-------- Provided data

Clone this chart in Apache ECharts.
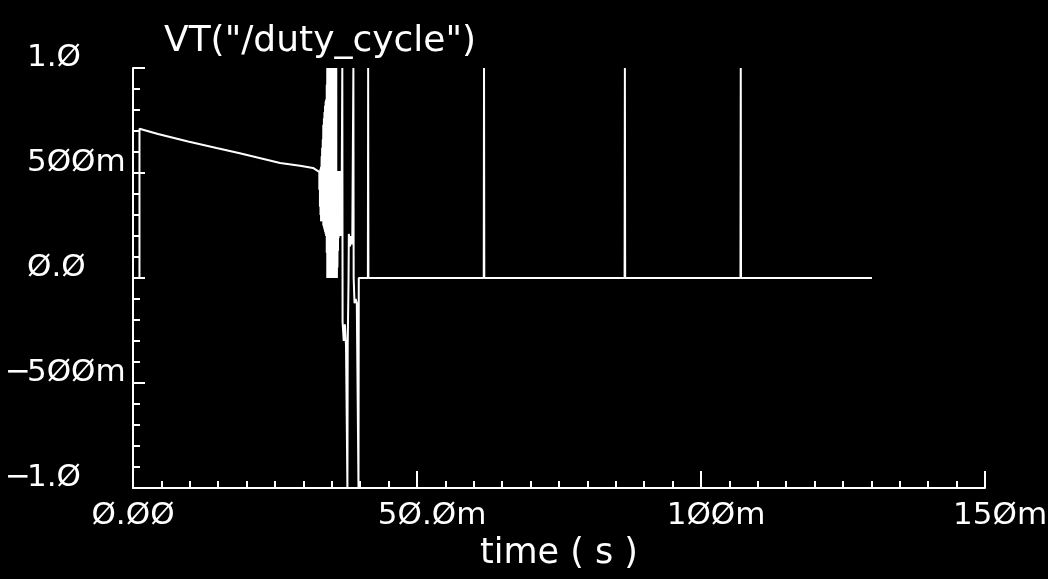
<!DOCTYPE html>
<html>
<head>
<meta charset="utf-8">
<script src="https://cdn.jsdelivr.net/npm/echarts@6/dist/echarts.min.js"></script>
<style>
html,body{margin:0;padding:0;background:#000;}
#chart{width:1048px;height:579px;}
</style>
</head>
<body>
<div id="chart"></div>
<script>
// ---- data (time in ms, value in V) ----
const xTickValues = [0, 50, 100, 150];
const xTickLabels = ['Ø.ØØ', '5Ø.Øm', '1ØØm', '15Øm'];
const yTickValues = [-1, -0.5, 0, 0.5, 1];
const yTickLabels = ['−1.Ø', '−5ØØm', 'Ø.Ø', '5ØØm', '1.Ø'];

// smooth decaying part
const preTime  = [1.14, 1.14, 4.4, 9.7, 14.7, 18.8, 25.9, 29.4, 31.7, 32.9];
const preValue = [0, 0.711, 0.686, 0.650, 0.619, 0.594, 0.548, 0.535, 0.524, 0.503];

// dense oscillation band (upper / lower envelope)
const bandTime = [32.9, 33.0, 33.1, 33.2, 33.3, 33.4, 33.5, 33.6, 33.7, 33.8, 33.9, 34.0, 34.1, 34.2,
                  34.3, 34.4, 34.5, 34.6, 34.7, 34.8, 34.9, 35.0, 35.1, 35.2, 35.3, 35.4, 35.5, 35.6, 35.7,
                  35.8, 35.9, 36.0, 36.1, 36.2, 36.3, 36.4, 36.5, 36.6, 36.7];
const bandHigh = [0.50, 0.51, 0.52, 0.53, 0.58, 0.62, 0.66, 0.73, 0.76, 0.79, 0.82, 0.84, 0.85, 0.92,
                  1.0, 1.0, 1.0, 1.0, 1.0, 1.0, 1.0, 1.0, 1.0, 1.0, 1.0, 1.0, 1.0, 1.0, 1.0,
                  0.50, 0.50, 0.50, 0.51, 0.51, 0.51, 0.51, 0.51, 0.51, 0.51];
const bandLow  = [0.42, 0.34, 0.30, 0.27, 0.28, 0.29, 0.28, 0.25, 0.24, 0.23, 0.22, 0.21, 0.20, 0.12,
                  0.0, 0.0, 0.0, 0.0, 0.0, 0.0, 0.0, 0.0, 0.0, 0.0, 0.0, 0.0, 0.0, 0.0, 0.0,
                  0.00, 0.05, 0.13, 0.19, 0.20, 0.20, 0.20, 0.20, 0.20, 0.20];

// after the band: excursions, then flat with spikes
const postTime  = [36.85, 36.9, 37.1, 37.3, 37.5, 37.75, 37.8, 37.95, 38.0, 38.2, 38.4, 38.6,
                   38.8, 38.85, 39.0, 39.2, 39.4, 39.7, 39.75, 41.35, 41.4, 41.45,
                   61.75, 61.8, 61.85, 86.55, 86.6, 86.65, 106.95, 107.0, 107.05, 130.1];
const postValue = [1.0, -0.21, -0.30, -0.22, -0.32, -1.0, -0.32, 0.0, 0.21, 0.15, 0.20, 0.16,
                   1.0, 0.0, -0.12, -0.10, -0.12, -1.0, 0.0, 0.0, 1.0, 0.0,
                   0.0, 1.0, 0.0, 0.0, 1.0, 0.0, 0.0, 1.0, 0.0, 0.0];

// ---- build series data ----
const bandData = [];
bandTime.forEach((t, i) => { bandData.push([t, bandHigh[i]]); bandData.push([t, bandLow[i]]); });
const data = [];
preTime.forEach((t, i) => data.push([t, preValue[i]]));
bandData.forEach(p => data.push(p));
postTime.forEach((t, i) => data.push([t, postValue[i]]));

const FONT = 'DejaVu Sans';
const LBL = 31;

function findIdx(arr, v) {
  for (let i = 0; i < arr.length; i++) if (Math.abs(arr[i] - v) < 1e-9) return i;
  return -1;
}

const chart = echarts.init(document.getElementById('chart'), null, {renderer: 'canvas'});
chart.setOption({
  backgroundColor: '#000',
  animation: false,
  title: {
    text: 'VT("/duty_cycle")',
    left: 164,
    top: 24,
    padding: 0,
    textStyle: {color: '#fff', fontFamily: FONT, fontSize: 36, fontWeight: 'normal'}
  },
  grid: {left: 133, right: 63, top: 68, bottom: 91, containLabel: false, outerBoundsMode: 'none'},
  xAxis: {
    type: 'value',
    min: 0, max: 150, interval: 50,
    name: 'time ( s )',
    nameLocation: 'middle',
    nameGap: 48,
    nameTextStyle: {color: '#fff', fontFamily: FONT, fontSize: 35},
    splitLine: {show: false},
    axisLine: {show: true, onZero: false, lineStyle: {color: '#fff', width: 2}},
    axisTick: {show: true, inside: true, length: 17, lineStyle: {color: '#fff', width: 2}},
    minorTick: {show: true, splitNumber: 10, length: 7, lineStyle: {color: '#fff', width: 2}},
    axisLabel: {
      show: true, margin: 12, hideOverlap: false,
      formatter: function (v) {
        const i = findIdx(xTickValues, v);
        if (i < 0) return '';
        const s = xTickLabels[i];
        if (s.endsWith('m')) return '{h|m}{n|' + s.slice(0, -1) + '}{n|m}';
        return '{n|' + s + '}';
      },
      rich: {
        n: {color: '#fff', fontFamily: FONT, fontSize: LBL},
        h: {color: 'rgba(0,0,0,0)', fontFamily: FONT, fontSize: LBL}
      }
    }
  },
  yAxis: {
    type: 'value',
    min: -1, max: 1, interval: 0.5,
    splitLine: {show: false},
    axisLine: {show: true, onZero: false, lineStyle: {color: '#fff', width: 2}},
    axisTick: {show: true, inside: true, length: 12, lineStyle: {color: '#fff', width: 2}},
    minorTick: {show: true, splitNumber: 5, length: 7, lineStyle: {color: '#fff', width: 2}},
    axisLabel: {
      show: true, margin: 128, align: 'left', verticalAlign: 'middle',
      padding: [0, 0, 21, 0], hideOverlap: false,
      formatter: function (v) {
        const i = findIdx(yTickValues, v);
        if (i < 0) return '';
        const s = yTickLabels[i];
        if (s.startsWith('−')) return '{s|−}{n|' + s.slice(1) + '}';
        return '{h|−}{n|' + s + '}';
      },
      rich: {
        s: {color: '#fff', fontFamily: FONT, fontSize: LBL, width: 22, align: 'left'},
        h: {color: 'rgba(0,0,0,0)', fontFamily: FONT, fontSize: LBL, width: 22, align: 'left'},
        n: {color: '#fff', fontFamily: FONT, fontSize: LBL, align: 'left'}
      }
    }
  },
  series: [{
    type: 'line',
    data: data,
    symbol: 'none',
    showSymbol: false,
    clip: true,
    smooth: false,
    lineStyle: {color: '#fff', width: 2, join: 'bevel', cap: 'butt'}
  }, {
    type: 'line',
    data: bandData,
    symbol: 'none',
    showSymbol: false,
    clip: true,
    smooth: false,
    silent: true,
    lineStyle: {color: '#fff', width: 3, join: 'bevel', cap: 'butt'}
  }]
});
</script>
</body>
</html>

----------------

Challenge: Every line from the top of the material above through the line with "0.535, 0.524, 0.503];" should be duplicated exactly, please; leave out the pictures.

Result of this task:
Clone this chart in Apache ECharts.
<!DOCTYPE html>
<html>
<head>
<meta charset="utf-8">
<script src="https://cdn.jsdelivr.net/npm/echarts@6/dist/echarts.min.js"></script>
<style>
html,body{margin:0;padding:0;background:#000;}
#chart{width:1048px;height:579px;}
</style>
</head>
<body>
<div id="chart"></div>
<script>
// ---- data (time in ms, value in V) ----
const xTickValues = [0, 50, 100, 150];
const xTickLabels = ['Ø.ØØ', '5Ø.Øm', '1ØØm', '15Øm'];
const yTickValues = [-1, -0.5, 0, 0.5, 1];
const yTickLabels = ['−1.Ø', '−5ØØm', 'Ø.Ø', '5ØØm', '1.Ø'];

// smooth decaying part
const preTime  = [1.14, 1.14, 4.4, 9.7, 14.7, 18.8, 25.9, 29.4, 31.7, 32.9];
const preValue = [0, 0.711, 0.686, 0.650, 0.619, 0.594, 0.548, 0.535, 0.524, 0.503];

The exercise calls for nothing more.